- US employment cost Index for Q1 comes in at 1.2% versus 1.0% expected
- US April consumer confidence 97.0 vs 104.0 expected
- US February CaseShiller 20-city US house price index +7.3% y/y vs +6.7% expected
- Canada February GDP +0.2% vs +0.3% expected
- Former Binance CEO Changpeng Zhao sentenced to four months in prison
- May forex seasonals: The strongest month for the Dollar Index
- US April Texas services sector outlook -10.6 vs -5.5 prior
- ECB's Holzmann pushes for break after cutting in June
Markets:
- S&P 500 down 1.6%
- WTI crude oil down 99-cents to $81.64
- US 10-year yields up 7 bps to 4.68%
- Gold down $42 to $2291
- Bitcoin down 5.5%
- USD leads, NZD lags
Angst revved up into high gear ahead of tomorrow's FOMC decision, in large part due to a hot employment cost index. The fear is that the Fed introduces the idea of rate hikes.
The moves coming into US trading were moderate but after the data, the dollar surged and didn't look back. The ECI moves were around 30-40 pips but those generally doubled as the day wore on, in part because of non-stop bond and equity selling.
For USD/JPY, the data helped to underscore the fundamental backing behind the rally in the pair. The data helped to break the post-intervention high and it steadily rose from there, ultimately gaining nearly 150 pips on the day.

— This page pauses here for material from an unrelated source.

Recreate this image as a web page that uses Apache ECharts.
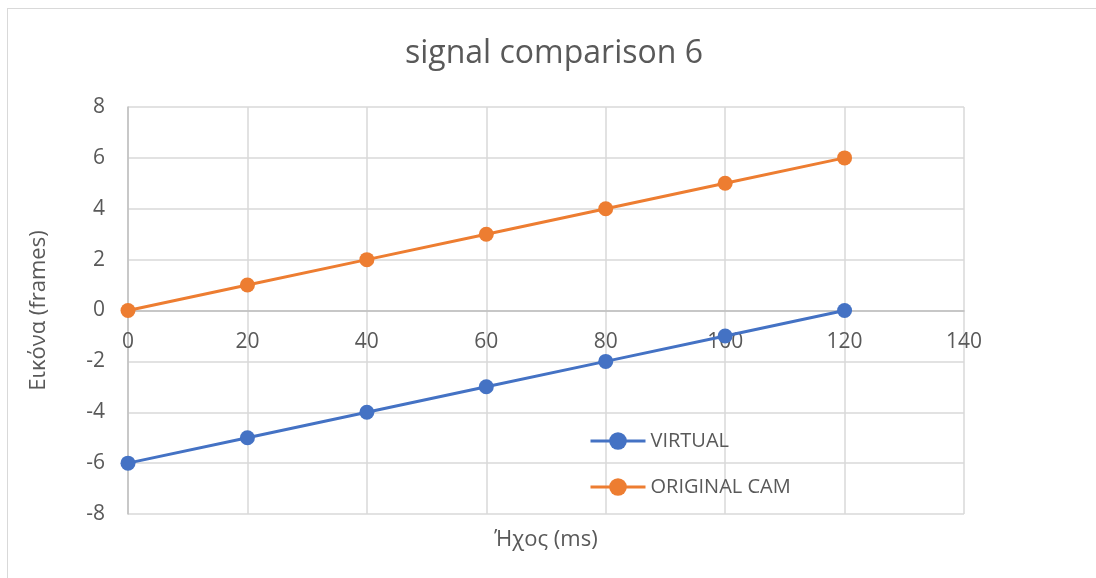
<!DOCTYPE html>
<html>
<head>
<meta charset="utf-8">
<script src="https://cdn.jsdelivr.net/npm/echarts@6/dist/echarts.min.js"></script>
<style>
  html, body { margin: 0; padding: 0; background: #fff; }
  #frame { position: absolute; left: 7px; top: 8px; width: 1200px; height: 700px; border: 1px solid #d9d9d9; box-sizing: border-box; }
  #chart { position: absolute; left: 0; top: 0; width: 1096px; height: 578px; }
</style>
</head>
<body>
<div id="frame"></div>
<div id="chart"></div>
<script>
// Sound delay (ms) against image offset (frames)
const soundMs = [0, 20, 40, 60, 80, 100, 120];
const virtualFrames = [-6, -5, -4, -3, -2, -1, 0];
const originalCamFrames = [0, 1, 2, 3, 4, 5, 6];
const seriesNames = ['VIRTUAL', 'ORIGINAL CAM'];

const font = '"Open Sans", "Noto Sans", sans-serif';
const chart = echarts.init(document.getElementById('chart'), null, { renderer: 'canvas' });

function pairs(xs, ys) { return xs.map((x, i) => [x, ys[i]]); }

chart.setOption({
  animation: false,
  title: {
    text: 'signal comparison 6',
    left: 405,
    top: 38,
    padding: 0,
    textStyle: { fontFamily: font, fontSize: 32, fontWeight: 'normal', color: '#595959' }
  },
  legend: {
    orient: 'vertical',
    left: 589,
    top: 431,
    padding: 0,
    itemGap: 26,
    itemWidth: 55,
    itemHeight: 22,
    lineStyle: { width: 3 },
    textStyle: { fontFamily: font, fontSize: 20, color: '#595959' },
    data: seriesNames
  },
  grid: { left: 128, right: 132, top: 107, bottom: 64, containLabel: false, outerBoundsMode: 'none' },
  xAxis: {
    type: 'value',
    min: 0, max: 140, interval: 20,
    name: 'Ήχος (ms)',
    nameLocation: 'middle',
    nameGap: 218,
    nameTextStyle: { fontFamily: font, fontSize: 22, color: '#595959' },
    axisLine: { onZero: false, lineStyle: { color: '#bfbfbf', width: 1.5 } },
    axisTick: { show: false },
    axisLabel: { margin: 21, fontFamily: font, fontSize: 21, color: '#595959' },
    splitLine: { show: true, lineStyle: { color: '#d9d9d9', width: 1.5 } }
  },
  yAxis: {
    type: 'value',
    min: -8, max: 8, interval: 2,
    name: 'Εικόνα (frames)',
    nameLocation: 'middle',
    nameGap: 78,
    nameTextStyle: { fontFamily: font, fontSize: 22, color: '#595959' },
    axisLine: { show: true, lineStyle: { color: '#bfbfbf', width: 1.5 } },
    axisTick: { show: false },
    axisLabel: { margin: 23, fontFamily: font, fontSize: 21, color: '#595959' },
    splitLine: { show: true, lineStyle: { color: '#d9d9d9', width: 1.5 } }
  },
  series: [
    {
      name: seriesNames[0],
      type: 'line',
      data: pairs(soundMs, virtualFrames),
      symbol: 'circle', symbolSize: 15,
      lineStyle: { color: '#4472c4', width: 3 },
      itemStyle: { color: '#4472c4' }
    },
    {
      name: seriesNames[1],
      type: 'line',
      data: pairs(soundMs, originalCamFrames),
      symbol: 'circle', symbolSize: 15,
      lineStyle: { color: '#ed7d31', width: 3 },
      itemStyle: { color: '#ed7d31' }
    }
  ]
});

// Move the x axis (line, labels, name) up onto the y = 0 line
const yMin = chart.getModel().getComponent('yAxis', 0).axis.scale.getExtent()[0];
const zeroPx = chart.convertToPixel({ yAxisIndex: 0 }, 0);
const bottomPx = chart.convertToPixel({ yAxisIndex: 0 }, yMin);
chart.setOption({ xAxis: { offset: zeroPx - bottomPx } });
</script>
</body>
</html>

The euro's decline was 50 pips but it also finished on the lows of the day to cap off a moderate loss on the month.
The Canadian dollar was also hit but softer GDP numbers and falling oil prices but it still outperformed the heavy losses in AUD and NZD. Yesterday the kiwi took a run at 0.6000 and fell just short. It's since sunk to 0.5888. The loonie retested the Feb-April range this week but that zone held and it shot higher today to 1.3771.
Earnings after the bell don't bode well for a further equity bounce but it will ultimately come down to how dovish or hawkish the Fed chair wants to be.